Google Apps Marketplace Enables Contextual Gadgets, The Battle for Gmail Begins


Google Apps Marketplace Enables Contextual Gadgets, The Battle for Gmail Begins

The Google Apps Marketplace has enabled contextual gadgets for third party developers, and a number of companies trying to own a contextual layer for business users of Gmail have built gadgets for the launch.

Here’s how contextual gadgets in Gmail works: an Apps user (mostly businesses/corporations) turns on the gadget through their account (if the gadget comes as an additional cost, then the user would go through a payment process first) and then the gadget is enabled throughout the account.

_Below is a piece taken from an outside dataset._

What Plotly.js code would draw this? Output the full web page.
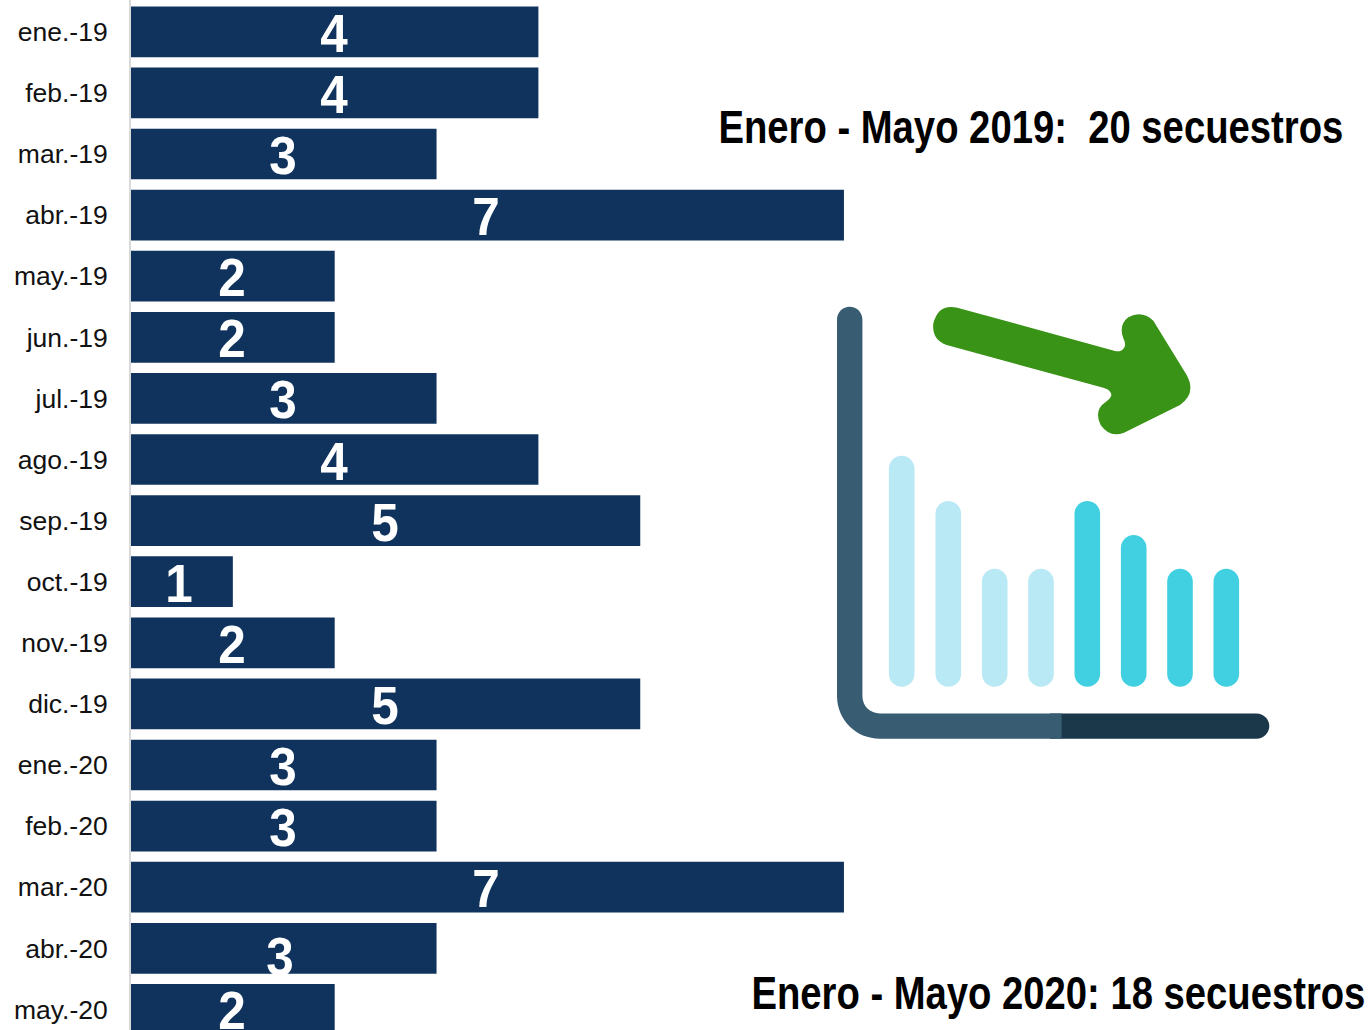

This means that one IT administrator could turn on the gadget in Gmail for all employees (currently there is no user-level controls, so if the admin turns it on for everyone, employees can’t turn it off, but we’re assuming Google will add that functionality at some point). The gadgets would then display info right inside the email, just as right now links to YouTube videos in Gmail shows up right in the body of the email as gadget.

As we said, we have confirmation of at least three companies that have gadgets ready for the launch: Rapportive and Gist.

Rapportive

Rapportive was already quickly gaining a strong following among regular Gmail users with its contextual info through browser plugins (and their Raplets developer platform that they launched at The Next Conference 2010) and we anticipate their Apps Marketplace gadget to be highly successful as well.

One of things that many in the tech world like about Rapportive is its integration with Crunchbase profiles. That said, Rapportive CEO Rahul Vohra wants to go beyond that, “As we continue to build on the Google Apps Marketplace, we will integrate existing CRMs, helpdesks, email marketing systems and user feedback tools, allowing people to run their entire business from Gmail.”

Rapportive is offering their gadget for free in the Apps Marketplace.

Gist

Another entrant is Gist, which “constantly generates updates for individual and company profiles with the latest from social networks like Facebook and Twitter, over 20 million blogs, and over 50,000 news sources.”

“By adding Gist to the Gmail experience, business users benefit from having actionable information at their fingertips without the additional effort required to get it by essentially doing an automated Google Search,” said Seattle-based Gist CEO T.A. McCann.

Another entrant is Kwaga and we also contacted etacts and Xobni for comment, but they have not yet responded whether they are launching gadgets or not.